A few months later, Antonoff reached out to Spears, Dew, and Kravitz to see if he could pitch the song to Swift, who loved it immediately. She wrote lyrics inspired by a Mad Men scene, numerous tabloid rumors and online gossip about her relationship status, and “1950s expectations.”

“When Jack brought us in the hear for the first time, all our mouths dropped. She took it to a whole new world and made it her own. She created different pockets we did not hear.”

“Glitch,” one of the bonus songs on the Midnights (3am) edition, was born from the same studio session as “Lavender Haze.” The bubbly “Karma” came later, when Antonoff reached out to Spears for any other ideas he may have to contribute to the album and its synth-pop vision.

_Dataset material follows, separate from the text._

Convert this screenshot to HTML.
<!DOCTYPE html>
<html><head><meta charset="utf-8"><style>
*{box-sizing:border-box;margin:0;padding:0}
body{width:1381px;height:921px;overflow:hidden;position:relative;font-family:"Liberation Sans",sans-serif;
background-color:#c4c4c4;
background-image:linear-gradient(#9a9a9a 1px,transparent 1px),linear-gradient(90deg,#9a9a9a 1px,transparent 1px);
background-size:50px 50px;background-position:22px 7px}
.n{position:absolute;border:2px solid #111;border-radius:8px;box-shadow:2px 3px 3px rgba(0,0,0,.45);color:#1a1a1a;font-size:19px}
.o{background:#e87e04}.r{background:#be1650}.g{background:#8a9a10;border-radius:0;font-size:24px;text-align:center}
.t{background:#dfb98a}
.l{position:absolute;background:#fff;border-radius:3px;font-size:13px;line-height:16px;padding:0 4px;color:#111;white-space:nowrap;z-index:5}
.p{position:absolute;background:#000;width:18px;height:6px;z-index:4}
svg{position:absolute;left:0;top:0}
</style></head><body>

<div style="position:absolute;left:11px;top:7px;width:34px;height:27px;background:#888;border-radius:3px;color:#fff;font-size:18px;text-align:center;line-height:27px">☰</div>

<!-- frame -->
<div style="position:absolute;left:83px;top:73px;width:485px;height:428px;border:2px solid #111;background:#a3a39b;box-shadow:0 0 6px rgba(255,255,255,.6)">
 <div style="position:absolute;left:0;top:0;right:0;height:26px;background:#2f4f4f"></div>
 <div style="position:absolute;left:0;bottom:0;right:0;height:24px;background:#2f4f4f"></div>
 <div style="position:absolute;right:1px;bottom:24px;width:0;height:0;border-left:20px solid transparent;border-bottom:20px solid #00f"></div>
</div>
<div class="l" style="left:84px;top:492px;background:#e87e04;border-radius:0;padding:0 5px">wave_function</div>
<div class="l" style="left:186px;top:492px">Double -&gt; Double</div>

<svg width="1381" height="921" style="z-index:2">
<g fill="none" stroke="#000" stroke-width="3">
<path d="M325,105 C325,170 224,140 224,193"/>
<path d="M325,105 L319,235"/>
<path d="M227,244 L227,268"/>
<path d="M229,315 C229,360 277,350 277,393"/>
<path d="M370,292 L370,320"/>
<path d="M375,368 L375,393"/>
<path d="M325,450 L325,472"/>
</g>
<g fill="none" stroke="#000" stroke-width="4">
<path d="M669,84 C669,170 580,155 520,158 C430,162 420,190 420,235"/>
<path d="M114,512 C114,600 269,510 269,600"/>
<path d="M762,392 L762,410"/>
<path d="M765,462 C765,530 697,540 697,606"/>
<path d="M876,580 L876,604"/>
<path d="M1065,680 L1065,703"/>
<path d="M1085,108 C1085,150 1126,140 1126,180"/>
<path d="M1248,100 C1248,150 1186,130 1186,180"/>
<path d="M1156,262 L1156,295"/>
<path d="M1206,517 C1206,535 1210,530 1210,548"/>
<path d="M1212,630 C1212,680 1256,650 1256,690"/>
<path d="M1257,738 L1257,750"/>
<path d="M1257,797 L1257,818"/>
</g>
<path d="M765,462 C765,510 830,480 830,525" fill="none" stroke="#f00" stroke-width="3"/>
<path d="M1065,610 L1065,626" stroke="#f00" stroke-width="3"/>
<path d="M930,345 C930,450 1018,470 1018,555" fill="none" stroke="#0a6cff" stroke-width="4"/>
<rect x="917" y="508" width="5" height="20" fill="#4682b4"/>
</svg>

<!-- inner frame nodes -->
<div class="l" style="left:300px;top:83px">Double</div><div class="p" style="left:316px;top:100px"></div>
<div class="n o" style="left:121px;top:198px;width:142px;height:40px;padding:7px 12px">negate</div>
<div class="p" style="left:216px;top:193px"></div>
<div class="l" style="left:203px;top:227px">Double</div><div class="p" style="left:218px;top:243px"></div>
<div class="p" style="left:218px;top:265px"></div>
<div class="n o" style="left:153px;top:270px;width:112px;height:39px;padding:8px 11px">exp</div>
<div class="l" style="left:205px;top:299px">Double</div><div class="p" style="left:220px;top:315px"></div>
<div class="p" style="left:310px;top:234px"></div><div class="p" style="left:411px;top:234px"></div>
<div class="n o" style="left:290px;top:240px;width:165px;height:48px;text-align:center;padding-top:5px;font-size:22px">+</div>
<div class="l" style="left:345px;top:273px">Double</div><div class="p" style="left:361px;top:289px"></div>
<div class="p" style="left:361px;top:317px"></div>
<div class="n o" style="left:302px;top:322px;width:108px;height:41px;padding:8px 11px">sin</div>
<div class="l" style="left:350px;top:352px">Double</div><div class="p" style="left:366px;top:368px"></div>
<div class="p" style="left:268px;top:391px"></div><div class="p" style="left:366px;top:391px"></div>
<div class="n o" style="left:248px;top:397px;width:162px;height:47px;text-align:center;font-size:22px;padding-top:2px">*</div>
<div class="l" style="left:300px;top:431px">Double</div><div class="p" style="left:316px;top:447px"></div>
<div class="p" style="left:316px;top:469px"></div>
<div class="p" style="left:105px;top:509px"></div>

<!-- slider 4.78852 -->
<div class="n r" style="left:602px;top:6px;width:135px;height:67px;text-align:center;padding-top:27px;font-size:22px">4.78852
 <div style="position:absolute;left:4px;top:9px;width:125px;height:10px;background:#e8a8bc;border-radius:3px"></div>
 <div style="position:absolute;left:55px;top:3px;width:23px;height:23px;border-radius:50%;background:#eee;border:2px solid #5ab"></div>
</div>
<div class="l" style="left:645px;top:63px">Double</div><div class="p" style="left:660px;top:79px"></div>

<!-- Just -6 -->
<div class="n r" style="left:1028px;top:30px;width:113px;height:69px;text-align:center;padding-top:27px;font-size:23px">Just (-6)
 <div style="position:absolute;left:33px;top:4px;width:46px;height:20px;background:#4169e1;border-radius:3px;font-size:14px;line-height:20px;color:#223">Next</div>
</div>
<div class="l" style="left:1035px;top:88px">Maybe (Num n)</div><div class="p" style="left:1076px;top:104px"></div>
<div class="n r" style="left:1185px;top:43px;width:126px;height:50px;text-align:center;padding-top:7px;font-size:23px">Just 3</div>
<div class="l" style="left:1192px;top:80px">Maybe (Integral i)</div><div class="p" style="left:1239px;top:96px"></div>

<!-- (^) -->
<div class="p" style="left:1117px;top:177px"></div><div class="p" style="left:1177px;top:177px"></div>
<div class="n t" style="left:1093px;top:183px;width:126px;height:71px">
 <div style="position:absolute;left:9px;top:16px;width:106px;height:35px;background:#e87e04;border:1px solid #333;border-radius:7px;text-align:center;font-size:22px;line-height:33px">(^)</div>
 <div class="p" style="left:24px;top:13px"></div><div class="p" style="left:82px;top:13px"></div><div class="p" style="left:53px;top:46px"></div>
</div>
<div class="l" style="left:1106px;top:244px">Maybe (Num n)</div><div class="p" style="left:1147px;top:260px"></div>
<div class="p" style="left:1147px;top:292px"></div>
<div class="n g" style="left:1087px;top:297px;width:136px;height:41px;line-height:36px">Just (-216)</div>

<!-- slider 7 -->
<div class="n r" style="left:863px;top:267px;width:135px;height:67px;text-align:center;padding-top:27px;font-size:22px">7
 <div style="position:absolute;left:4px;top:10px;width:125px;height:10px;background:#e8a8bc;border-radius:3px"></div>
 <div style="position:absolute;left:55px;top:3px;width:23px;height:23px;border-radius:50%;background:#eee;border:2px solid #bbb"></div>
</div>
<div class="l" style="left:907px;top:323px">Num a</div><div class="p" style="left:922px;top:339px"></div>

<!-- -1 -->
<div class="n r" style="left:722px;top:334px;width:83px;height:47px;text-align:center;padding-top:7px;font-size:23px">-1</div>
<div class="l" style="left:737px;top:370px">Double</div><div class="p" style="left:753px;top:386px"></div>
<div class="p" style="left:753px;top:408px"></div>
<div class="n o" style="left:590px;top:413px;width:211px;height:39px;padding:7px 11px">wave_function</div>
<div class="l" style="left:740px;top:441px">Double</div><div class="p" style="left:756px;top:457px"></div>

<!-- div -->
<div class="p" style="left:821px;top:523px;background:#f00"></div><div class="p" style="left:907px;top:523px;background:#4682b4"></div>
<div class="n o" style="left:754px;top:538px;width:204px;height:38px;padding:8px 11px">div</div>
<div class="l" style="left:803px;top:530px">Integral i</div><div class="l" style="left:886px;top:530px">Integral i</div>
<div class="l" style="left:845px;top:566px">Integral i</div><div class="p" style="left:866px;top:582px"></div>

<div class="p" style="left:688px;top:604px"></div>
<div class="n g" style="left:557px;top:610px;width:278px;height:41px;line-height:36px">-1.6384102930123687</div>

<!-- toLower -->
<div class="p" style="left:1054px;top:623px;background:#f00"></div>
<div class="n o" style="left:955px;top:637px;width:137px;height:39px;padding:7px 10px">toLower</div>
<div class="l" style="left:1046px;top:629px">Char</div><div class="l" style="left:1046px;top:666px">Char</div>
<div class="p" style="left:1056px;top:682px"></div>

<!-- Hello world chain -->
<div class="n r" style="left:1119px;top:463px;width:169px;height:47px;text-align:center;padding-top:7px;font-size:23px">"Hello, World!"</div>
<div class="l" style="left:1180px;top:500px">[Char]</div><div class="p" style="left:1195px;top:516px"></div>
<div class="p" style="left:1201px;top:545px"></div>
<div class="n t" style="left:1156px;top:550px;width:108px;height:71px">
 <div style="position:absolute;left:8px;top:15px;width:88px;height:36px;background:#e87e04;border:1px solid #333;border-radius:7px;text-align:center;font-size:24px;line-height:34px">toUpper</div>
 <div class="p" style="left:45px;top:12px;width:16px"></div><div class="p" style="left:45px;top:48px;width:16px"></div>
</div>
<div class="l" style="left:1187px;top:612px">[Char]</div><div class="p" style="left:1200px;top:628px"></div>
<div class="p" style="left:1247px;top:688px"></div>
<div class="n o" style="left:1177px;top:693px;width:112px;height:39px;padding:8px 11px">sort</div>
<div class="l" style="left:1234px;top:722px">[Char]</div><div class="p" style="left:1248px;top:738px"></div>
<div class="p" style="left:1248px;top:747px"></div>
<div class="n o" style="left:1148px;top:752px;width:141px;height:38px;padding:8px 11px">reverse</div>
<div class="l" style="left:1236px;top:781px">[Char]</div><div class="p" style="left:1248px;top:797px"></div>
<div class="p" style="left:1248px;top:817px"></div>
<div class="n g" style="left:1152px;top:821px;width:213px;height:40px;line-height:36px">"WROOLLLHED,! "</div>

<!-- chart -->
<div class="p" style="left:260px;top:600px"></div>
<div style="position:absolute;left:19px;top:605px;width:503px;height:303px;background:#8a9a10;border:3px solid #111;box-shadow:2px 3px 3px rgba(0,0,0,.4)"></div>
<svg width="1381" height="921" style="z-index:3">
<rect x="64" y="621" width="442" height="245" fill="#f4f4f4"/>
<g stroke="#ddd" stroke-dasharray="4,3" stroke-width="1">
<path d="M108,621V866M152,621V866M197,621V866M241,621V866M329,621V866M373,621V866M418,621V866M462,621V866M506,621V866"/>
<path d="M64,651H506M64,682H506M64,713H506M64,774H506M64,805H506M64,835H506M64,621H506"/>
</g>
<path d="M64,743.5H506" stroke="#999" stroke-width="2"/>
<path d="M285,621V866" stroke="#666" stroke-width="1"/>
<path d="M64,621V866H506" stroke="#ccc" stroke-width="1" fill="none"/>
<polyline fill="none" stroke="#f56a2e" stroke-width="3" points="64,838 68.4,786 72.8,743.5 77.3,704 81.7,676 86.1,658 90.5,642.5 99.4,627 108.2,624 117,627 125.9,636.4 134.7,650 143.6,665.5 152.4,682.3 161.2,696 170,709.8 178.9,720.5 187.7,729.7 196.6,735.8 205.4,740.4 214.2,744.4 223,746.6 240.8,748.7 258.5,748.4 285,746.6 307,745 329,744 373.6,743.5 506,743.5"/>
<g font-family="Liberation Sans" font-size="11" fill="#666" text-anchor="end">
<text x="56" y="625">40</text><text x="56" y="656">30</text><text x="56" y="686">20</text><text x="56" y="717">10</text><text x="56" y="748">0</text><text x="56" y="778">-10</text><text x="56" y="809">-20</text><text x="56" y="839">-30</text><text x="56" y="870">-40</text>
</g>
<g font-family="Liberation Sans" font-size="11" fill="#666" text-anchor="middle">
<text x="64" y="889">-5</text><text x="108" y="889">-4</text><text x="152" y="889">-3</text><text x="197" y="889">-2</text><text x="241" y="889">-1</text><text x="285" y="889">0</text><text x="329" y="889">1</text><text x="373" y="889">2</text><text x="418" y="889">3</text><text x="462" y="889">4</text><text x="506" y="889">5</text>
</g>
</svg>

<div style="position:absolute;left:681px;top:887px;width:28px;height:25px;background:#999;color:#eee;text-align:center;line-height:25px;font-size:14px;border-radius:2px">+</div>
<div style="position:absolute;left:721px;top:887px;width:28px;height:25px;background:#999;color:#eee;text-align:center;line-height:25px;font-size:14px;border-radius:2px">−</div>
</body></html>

“‘Karma’ was just a last-minute Hail Mary,” Spears says. “I remembered I was working with my guy Keanu [Beats] and had something that was too perfect not to send to her. As soon as I sent it, Jack was instantly like ‘This is the one. Playing it for Taylor now. We’re going in on it.’ The next day, I heard the final product with her vocals on it.”

While it’s still too early to tell which songs will be the runaway successes from the album, it’s clear “Karma” has struck a chord on TikTok, nearing 20,000 videos for the official sound with only a few days under its belt.

“Such a fun song! It instantly rings up and you just feel joy inside. And the messaging is so cool,” Spears says.

Spears only heard a few other songs from the LP prior to its officially release; Antonoff had sent over a sampling of what him and Swift had made so Spears had a sense of the sound they were going for when he went to reproduce the beats following the lyric and vocal additions. He was impressed by the sound, concept and surprise drop of seven extra tracks. He even has favorites already.

“Right now I’m going back and forth from ‘Anti-Hero’ and ‘Glitch.’ Not to toot my own horn, but I like the weirdness of ‘Glitch.’ The breakdown part is everything it was meant to be. This is so amazing to me.”